Miércoles, 2 de junio de 1948
Columna Punto y Aparte
Gabriel García Márquez
El Universal
Anteayer puso París en vigencia un nuevo calendario. No importa que este tiempo juliano siga teniendo la visión antropocéntrica de un venerable abuelo barbado, astroso; y que continúe paseándose por la yelada comarca de la muerte bajo la luna metálica de su guadaña.
Para nosotros -resignados animales políticos- está muy bien que así sea.
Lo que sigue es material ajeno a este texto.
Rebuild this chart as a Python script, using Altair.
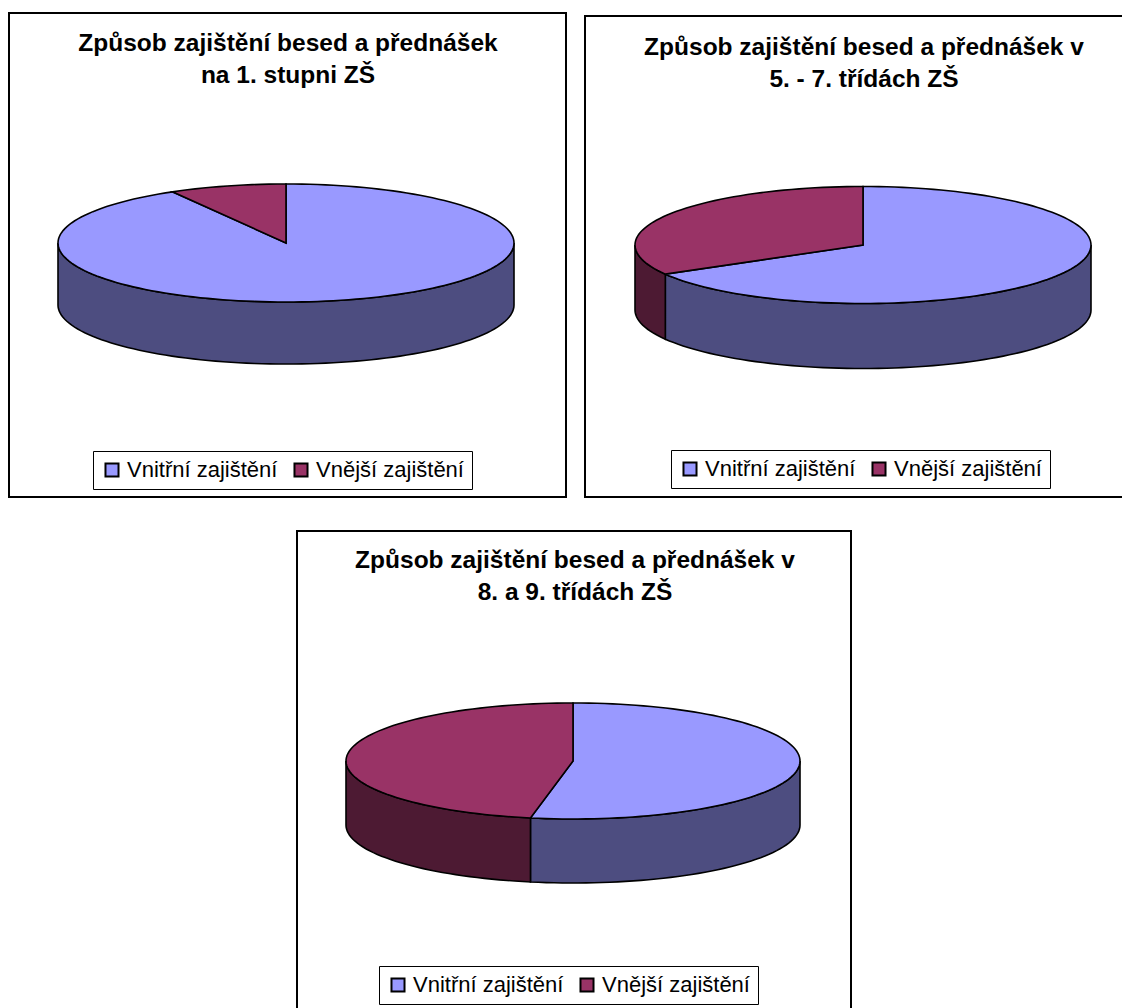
import math
import altair as alt
import pandas as pd

series = ["Vnitřní zajištění", "Vnější zajištění"]
colors = ["#9999FF", "#993366"]
side_colors = ["#4D4D80", "#4D1A33"]
shares = [[91.7, 8.3], [66.7, 33.3], [53.0, 47.0]]
titles = [
    ["Způsob zajištění besed a přednášek", "na 1. stupni ZŠ"],
    ["Způsob zajištění besed a přednášek v", "5. - 7. třídách ZŠ"],
    ["Způsob zajištění besed a přednášek v", "8. a 9. třídách ZŠ"],
]
FONT = "Liberation Sans"


def pt(p, deg, dz=0):
    r = math.radians(deg)
    return p["cx"] + p["rx"] * math.sin(r), p["cy"] - p["ry"] * math.cos(r) + dz


def arc(a, b):
    n = max(2, int(abs(b - a) / 2) + 1)
    return [a + (b - a) * i / (n - 1) for i in range(n)]


def geometry(vals, p):
    tops, sides = [], []
    total = sum(vals)
    start = 0.0
    for k, v in enumerate(vals):
        end = start + 360.0 * v / total
        poly = [pt(p, t) for t in arc(start, end)] + [(p["cx"], p["cy"])]
        for i, (x, y) in enumerate(poly):
            tops.append(dict(series=series[k], x=x, y=y, i=i))
        a, b = max(start, 90.0), min(end, 270.0)
        if a < b:
            ang = arc(a, b)
            poly = [pt(p, t) for t in ang] + [pt(p, t, p["depth"]) for t in reversed(ang)]
            for i, (x, y) in enumerate(poly):
                sides.append(dict(part=series[k], shade=side_colors[k], x=x, y=y, i=i))
        start = end
    return pd.DataFrame(tops), pd.DataFrame(sides)


def panel(idx, view, frame, pie, title_x, title_y, legend_xy):
    x0, x1, y0, y1 = view
    xs = alt.Scale(domain=[x0, x1], nice=False, zero=False)
    ys = alt.Scale(domain=[y1, y0], nice=False, zero=False)
    X = alt.X("x:Q", scale=xs, axis=None)
    Y = alt.Y("y:Q", scale=ys, axis=None)
    tops, sides = geometry(shares[idx], pie)

    fr = alt.Chart(pd.DataFrame([dict(x=frame[0], x2=frame[1], y=frame[2], y2=frame[3])])).mark_rect(
        fill="white", stroke="black", strokeWidth=2, clip=True
    ).encode(X, Y, x2="x2:Q", y2="y2:Q")

    side = alt.Chart(sides).mark_line(stroke="black", strokeWidth=1.6, fillOpacity=1, interpolate="linear-closed").encode(
        X, Y, order="i:Q", detail="part:N", fill=alt.Fill("shade:N", scale=None, legend=None)
    )
    top = alt.Chart(tops).mark_line(stroke="black", strokeWidth=1.6, fillOpacity=1, interpolate="linear-closed").encode(
        X, Y, order="i:Q",
        fill=alt.Fill(
            "series:N",
            scale=alt.Scale(domain=series, range=colors),
            sort=series,
            legend=alt.Legend(
                title=None, orient="none", legendX=legend_xy[0] - x0, legendY=legend_xy[1] - y0,
                direction="horizontal", columns=2, symbolType="square", symbolSize=170,
                symbolStrokeColor="black", symbolStrokeWidth=2, symbolOpacity=1,
                fillColor="white", strokeColor="black", padding=8, columnPadding=12,
                labelFont=FONT, labelFontSize=22, labelColor="black", labelLimit=0,
                labelOffset=4,
            ),
        ),
    )
    tx = pd.DataFrame([dict(x=title_x, y=title_y + n * 32, t=s) for n, s in enumerate(titles[idx])])
    text = alt.Chart(tx).mark_text(
        font=FONT, fontSize=24.5, fontWeight="bold", color="black", align="center", baseline="middle"
    ).encode(X, Y, text="t:N")

    return alt.layer(fr, side, top, text).resolve_scale(fill="independent").properties(
        width=x1 - x0, height=y1 - y0
    )


p1 = panel(0, (8, 578, 8, 498), (9, 566, 13, 497),
           dict(cx=286, cy=243, rx=228, ry=59, depth=62), 288, 44, (93, 451))
p2 = panel(1, (578, 1122, 8, 498), (585, 1160, 16, 497),
           dict(cx=863, cy=245, rx=228, ry=58.5, depth=65), 864, 48, (671, 450))
p3 = panel(2, (8, 1122, 498, 1008), (297, 851, 531, 1040),
           dict(cx=573, cy=761, rx=227, ry=58, depth=64), 575, 561, (379, 966))

chart = alt.vconcat(alt.hconcat(p1, p2, spacing=0), p3, spacing=0).properties(
    padding=0
).configure_view(stroke=None)

chart.save("out.html", embed_options={"renderer": "svg", "actions": False})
Pero los franceses -¡siempre tan franceses!- no podían soportar que la arena menuda y tremenda de la clepsidra se anticipara diariamente al destino de sus huesos.
Francia no ha simpatizado nunca con ese anciano simbólico y decrépito. Después de la memorable Revolución -con mayúscula romántica- lo castigaron con un destierro obligatorio para abrir sus fronteras a un nuevo tiempo adolescente, informal y complicado, que asomó por sobre los escombros de la cabeza sacudida por el viento de la renovación. Los habitantes de Francia lo acogieron, lo mimaron, trataron de acostumbrarse a él. Pero un día, y sin que supieran cuándo, los dejó plantados en el centro de la tempestad romántica.
Ahora –precisamente cuando el fantasma de la guerra volvió a dar sus aletazos sobre los párpados sorprendidos– los franceses han inventado, y también con mayúsculas, el Calendario de la Rosa.
Hasta el doce de junio vivirá París bajo un tiempo femenino. Las vitrinas de la ciudad correrán por los ojos de las muchachas, cargados de pétalos como el agua de los jardines. El domingo no caerá ya desde la roja cifra de un calendario, sino que vendrá, serenamente, a ponerse de pie sobre la mañana de la rosa.
Otra vez -al menos por quince días- los franceses han tenido la satisfacción de exiliar a ese viejo centenario pasado de moda. Desde su olvidada isla inmemorial, él verá pasar las horas renovadas, ordenadas por una doncella ágil y deportiva, que irá empujando el día hacia el ignorado sitio donde se olvidan los perfumes. Y acaso él -pobre viejo y romántico- sienta también deseos de vivir en un mundo transformado, poético, cuando los relojes marquen el mediodía de la rosa y todo París se haya metido en una página de “Platero y Yo”.